Basics of Regular Expression

Regular expressions consist of basic uninterpreted characters (such as the letters and digits), and several special characters that are interpreted. A simple sequence of non-special characters, like "this", is a simple regular expression that matches when that precise sequence of characters occurs anywhere within the subject text.

The power of regular expressions comes from the special sequences that can be used to specify large classes of matching patterns. For example, the dot character means match any character, so that the regular expression "t..s" matches anywhere a "t" is followed by any two characters and then by "s", such as "this", "ttts", "t as", etc. If you want to match only to a dot in the subject text, then you preceed the dot with a backslash, e.g., "t.\." matches "th." and "ts." but not "ths". In general, if you want to use any of the special characters as literals, you preceed them with a backslash.
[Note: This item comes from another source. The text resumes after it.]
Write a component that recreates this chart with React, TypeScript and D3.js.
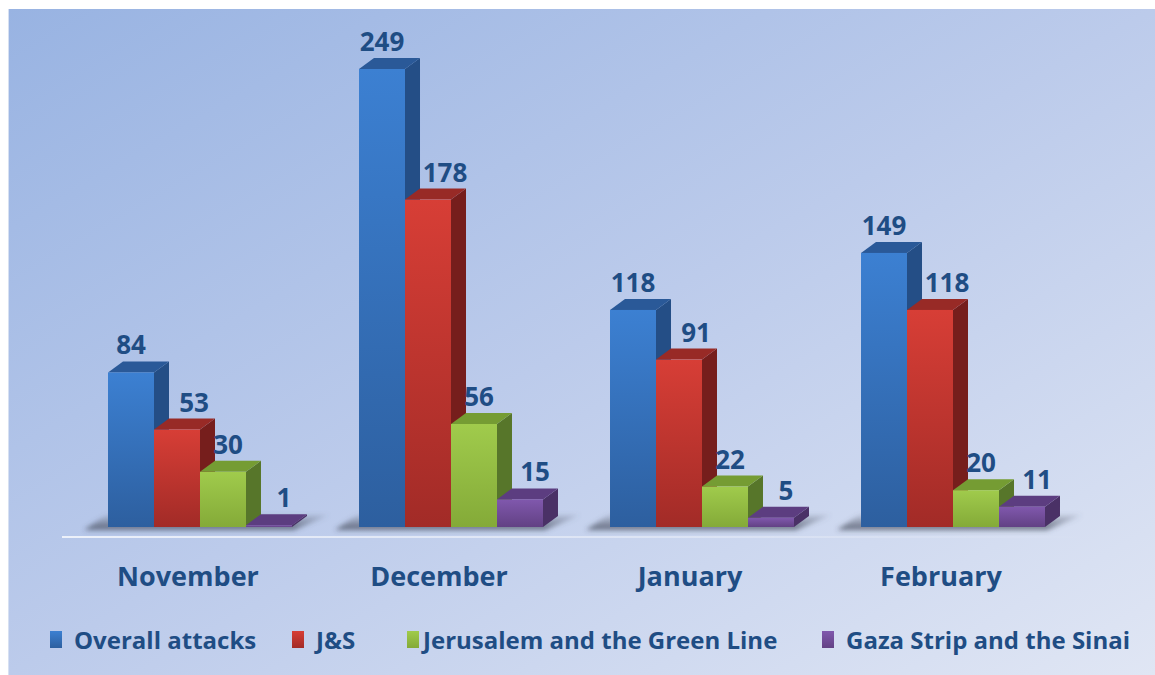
import React from "react";
import { scaleBand, scaleLinear } from "d3";

const months = ["November", "December", "January", "February"];
const seriesNames = ["Overall attacks", "J&S", "Jerusalem and the Green Line", "Gaza Strip and the Sinai"];
const overall = [84, 249, 118, 149];
const js = [53, 178, 91, 118];
const jerusalem = [30, 56, 22, 20];
const gaza = [1, 15, 5, 11];
const seriesValues = [overall, js, jerusalem, gaza];

// front gradient top/bottom, side, top face
const palette = [
  { a: "#3c80d2", b: "#2d5f9f", side: "#244e86", top: "#2a5998" },
  { a: "#d73e36", b: "#a22b27", side: "#761e1c", top: "#982a26" },
  { a: "#a0cb4c", b: "#84aa38", side: "#57762a", top: "#759c33" },
  { a: "#8058ad", b: "#624184", side: "#4a3166", top: "#5c3d80" },
];
// label nudges per series (Excel places them a bit off centre)
const labelShift = [0, 17, 5, 15];

const W = 1155;
const H = 675;
const DX = 15;
const DY = -11;
const textColor = "#1f4d84";
const font = "'Open Sans', 'Noto Sans', sans-serif";

export default function App() {
  const x0 = scaleBand().domain(months).range([74.5, 1078.5]).paddingInner(0.267).paddingOuter(0.1335);
  const x1 = scaleBand().domain(seriesNames).range([0, x0.bandwidth()]);
  const y = scaleLinear().domain([0, 249]).range([527, 69]);
  const base = y(0);
  const bw = x1.bandwidth();
  const legendX = [50, 292, 407, 822];

  return (
    <svg width={W} height={H} style={{ position: "absolute", left: 0, top: 0 }}>
      <defs>
        <linearGradient id="bg" x1="0" y1="0" x2="1" y2="1">
          <stop offset="0" stopColor="#98b3e2" />
          <stop offset="0.5" stopColor="#bccbeb" />
          <stop offset="1" stopColor="#e0e6f4" />
        </linearGradient>
        {palette.map((p, i) => (
          <linearGradient key={i} id={`g${i}`} x1="0" y1="0" x2="0" y2="1">
            <stop offset="0" stopColor={p.a} />
            <stop offset="1" stopColor={p.b} />
          </linearGradient>
        ))}
        <linearGradient id="shadow" x1="0" y1="0" x2="0" y2="1">
          <stop offset="0" stopColor="#5a6070" stopOpacity="0.15" />
          <stop offset="1" stopColor="#3a4050" stopOpacity="0.75" />
        </linearGradient>
        <filter id="blur" x="-20%" y="-50%" width="140%" height="200%">
          <feGaussianBlur stdDeviation="2.5" />
        </filter>
        <linearGradient id="floorLine" x1="0" y1="0" x2="1" y2="0">
          <stop offset="0" stopColor="#ffffff" stopOpacity="0.75" />
          <stop offset="0.6" stopColor="#ffffff" stopOpacity="0.35" />
          <stop offset="1" stopColor="#ffffff" stopOpacity="0" />
        </linearGradient>
      </defs>
      <rect x={8} y={9} width={W - 8} height={H - 9} fill="url(#bg)" />
      <line x1={8.5} x2={8.5} y1={9} y2={H} stroke="#d6e0f2" strokeWidth={1} />

      <rect x={62} y={536} width={1030} height={2} fill="url(#floorLine)" />

      {months.map((m, i) => {
        const gx = x0(m) as number;
        const gw = x0.bandwidth();
        return (
          <g key={m}>
            <polygon
              points={`${gx - 24},${base + 3} ${gx + gw + 2},${base + 3} ${gx + gw + DX + 22},${base + DY - 1} ${gx - 2},${base + DY - 1}`}
              fill="url(#shadow)"
              filter="url(#blur)"
            />
            {seriesNames.map((s, j) => {
              const v = seriesValues[j][i];
              const bx = gx + (x1(s) as number);
              const ty = y(v);
              const p = palette[j];
              return (
                <g key={s}>
                  <polygon
                    points={`${bx + bw},${ty} ${bx + bw + DX},${ty + DY} ${bx + bw + DX},${base + DY} ${bx + bw},${base}`}
                    fill={p.side}
                  />
                  <polygon
                    points={`${bx},${ty} ${bx + DX},${ty + DY} ${bx + bw + DX},${ty + DY} ${bx + bw},${ty}`}
                    fill={p.top}
                  />
                  <rect x={bx} y={ty} width={bw} height={base - ty} fill={`url(#g${j})`} />
                </g>
              );
            })}
            {seriesNames.map((s, j) => {
              const v = seriesValues[j][i];
              const bx = gx + (x1(s) as number);
              return (
                <text
                  key={`l${s}`}
                  x={bx + bw / 2 + labelShift[j]}
                  y={y(v) + DY - 7}
                  textAnchor="middle"
                  fontFamily={font}
                  fontWeight="bold"
                  fontSize={26}
                  fill={textColor}
                >
                  {v}
                </text>
              );
            })}
            <text
              x={gx + gw / 2 - 12}
              y={586}
              textAnchor="middle"
              fontFamily={font}
              fontWeight="bold"
              fontSize={27}
              fill={textColor}
            >
              {m}
            </text>
          </g>
        );
      })}

      {seriesNames.map((s, j) => (
        <g key={s} transform={`translate(${legendX[j]},0)`}>
          <rect x={0} y={631} width={12} height={17} fill={`url(#g${j})`} />
          <text x={24 - (j === 2 ? 8 : 0)} y={649} fontFamily={font} fontWeight="bold" fontSize={24} fill={textColor}>
            {s}
          </text>
        </g>
      ))}
    </svg>
  );
}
Other special characters are these:

  \        general escape character with several uses
  ^        assert start of string (or line, in multiline mode)
  $        assert end of string (or line, in multiline mode)
  .        match any character except newline (by default)
  [        start character class definition
  |        start of alternative branch
  (        start subpattern
  )        end subpattern
  ?        extends the meaning of (
           also 0 or 1 quantifier
           also quantifier minimizer
  *        0 or more quantifier
  +        1 or more quantifier
           also "possessive quantifier"
  {        start min/max quantifier
  \Q...\E  Treat all characters between \Q and \E as literals

Part of a pattern that is in square brackets is called a "character class". In a character class the only metacharacters are:

  \      general escape character
  ^      negate the class, but only if the first character
  -      indicates character range
  [      POSIX character class (only if followed by POSIX syntax)
  ]      terminates the character class

You can refer to several non-printing characters using the following sequences:

  \a        alarm, that is, the BEL character (hex 07)
  \cx       "control-x", where x is any character
  \e        escape (hex 1B)
  \f        formfeed (hex 0C)
  \n        linefeed (hex 0A)
  \r        carriage return (hex 0D)
  \t        tab (hex 09)
  \R        any newline character, equivalent to (?>\r\n|\n|\x0b|\f|\r|\x85)
  \ddd      character with octal code ddd, or backreference
  \xhh      character with hex code hh
  \x{hhh..} character with hex code hhh..

Several character groups have special escape sequences, including:

    \w	     Match a "word" character (letters plus "_")
    \W	     Match a non-"word" character
    \s	     Match a whitespace character
    \S	     Match a non-whitespace character
    \d	     Match a digit character
    \D	     Match a non-digit character

And several escape characters match particular points within text that correspond to a position but not to an actual character:

  \b     matches at a word boundary
  \B     matches when not at a word boundary
  \A     matches at the start of the subject
  \Z     matches at the end of the subject
          also matches before a newline at the end of the subject
  \z     matches only at the end of the subject
  \G     matches at the first matching position in the subject

The full specification of regular expression patterns supported is described at Pcre Patterns Man Page.

Multi-line matching

By default, a regular expression can be used to match over multiple lines in the source text. The caret (^) and dollar ($) patterns match only the very first and very last character in the entire text, and don't match to the first character in a particular line. The \r and \n patterns can, of course, be used to match to line breaks (in most cases within Analytica, lines will be terminated with \r, but you aren't sure which type of line break you are dealing with, you can always use (?:\r\n)|\r|\n.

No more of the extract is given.